__DATA EXCERPT__

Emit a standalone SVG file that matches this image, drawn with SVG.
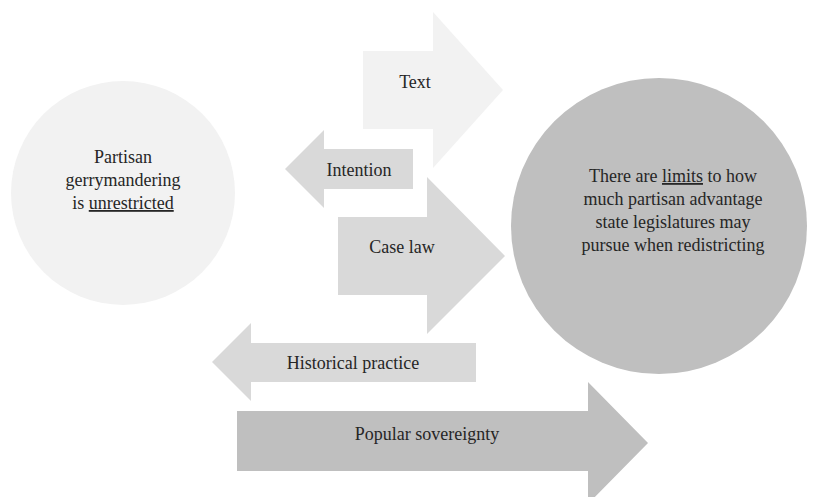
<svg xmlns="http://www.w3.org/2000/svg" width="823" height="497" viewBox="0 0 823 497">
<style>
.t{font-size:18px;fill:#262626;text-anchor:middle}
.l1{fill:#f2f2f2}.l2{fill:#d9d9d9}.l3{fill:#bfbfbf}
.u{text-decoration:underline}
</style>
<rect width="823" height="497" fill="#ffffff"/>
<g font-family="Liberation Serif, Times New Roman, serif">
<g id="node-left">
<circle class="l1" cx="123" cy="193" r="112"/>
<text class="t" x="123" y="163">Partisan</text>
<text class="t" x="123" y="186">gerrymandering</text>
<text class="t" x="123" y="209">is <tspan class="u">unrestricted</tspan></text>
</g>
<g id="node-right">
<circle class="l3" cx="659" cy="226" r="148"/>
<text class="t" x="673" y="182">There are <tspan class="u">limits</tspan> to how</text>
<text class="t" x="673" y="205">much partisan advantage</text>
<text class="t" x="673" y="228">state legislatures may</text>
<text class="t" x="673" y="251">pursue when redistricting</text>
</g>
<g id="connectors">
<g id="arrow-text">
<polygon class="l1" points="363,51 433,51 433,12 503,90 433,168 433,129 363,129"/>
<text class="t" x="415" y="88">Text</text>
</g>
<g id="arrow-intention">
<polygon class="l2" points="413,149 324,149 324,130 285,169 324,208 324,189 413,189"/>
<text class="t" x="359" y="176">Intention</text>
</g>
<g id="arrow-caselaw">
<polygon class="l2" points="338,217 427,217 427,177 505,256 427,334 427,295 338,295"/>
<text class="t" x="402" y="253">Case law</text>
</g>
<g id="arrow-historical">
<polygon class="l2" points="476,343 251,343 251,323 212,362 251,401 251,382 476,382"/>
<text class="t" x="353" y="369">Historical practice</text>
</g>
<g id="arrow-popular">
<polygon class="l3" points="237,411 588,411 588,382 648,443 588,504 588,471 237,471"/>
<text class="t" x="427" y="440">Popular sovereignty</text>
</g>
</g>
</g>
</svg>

__WRITTEN REQUEST__
Retype the whole listing, keeping every line identical and omitting all pictures.

__OUTPUT FOR THIS EXERCISE__
Emit a standalone SVG file that matches this image, drawn with SVG.
<svg xmlns="http://www.w3.org/2000/svg" width="823" height="497" viewBox="0 0 823 497">
<style>
.t{font-size:18px;fill:#262626;text-anchor:middle}
.l1{fill:#f2f2f2}.l2{fill:#d9d9d9}.l3{fill:#bfbfbf}
.u{text-decoration:underline}
</style>
<rect width="823" height="497" fill="#ffffff"/>
<g font-family="Liberation Serif, Times New Roman, serif">
<g id="node-left">
<circle class="l1" cx="123" cy="193" r="112"/>
<text class="t" x="123" y="163">Partisan</text>
<text class="t" x="123" y="186">gerrymandering</text>
<text class="t" x="123" y="209">is <tspan class="u">unrestricted</tspan></text>
</g>
<g id="node-right">
<circle class="l3" cx="659" cy="226" r="148"/>
<text class="t" x="673" y="182">There are <tspan class="u">limits</tspan> to how</text>
<text class="t" x="673" y="205">much partisan advantage</text>
<text class="t" x="673" y="228">state legislatures may</text>
<text class="t" x="673" y="251">pursue when redistricting</text>
</g>
<g id="connectors">
<g id="arrow-text">
<polygon class="l1" points="363,51 433,51 433,12 503,90 433,168 433,129 363,129"/>
<text class="t" x="415" y="88">Text</text>
</g>
<g id="arrow-intention">
<polygon class="l2" points="413,149 324,149 324,130 285,169 324,208 324,189 413,189"/>
<text class="t" x="359" y="176">Intention</text>
</g>
<g id="arrow-caselaw">
<polygon class="l2" points="338,217 427,217 427,177 505,256 427,334 427,295 338,295"/>
<text class="t" x="402" y="253">Case law</text>
</g>
<g id="arrow-historical">
<polygon class="l2" points="476,343 251,343 251,323 212,362 251,401 251,382 476,382"/>
<text class="t" x="353" y="369">Historical practice</text>
</g>
<g id="arrow-popular">
<polygon class="l3" points="237,411 588,411 588,382 648,443 588,504 588,471 237,471"/>
<text class="t" x="427" y="440">Popular sovereignty</text>
</g>
</g>
</g>
</svg>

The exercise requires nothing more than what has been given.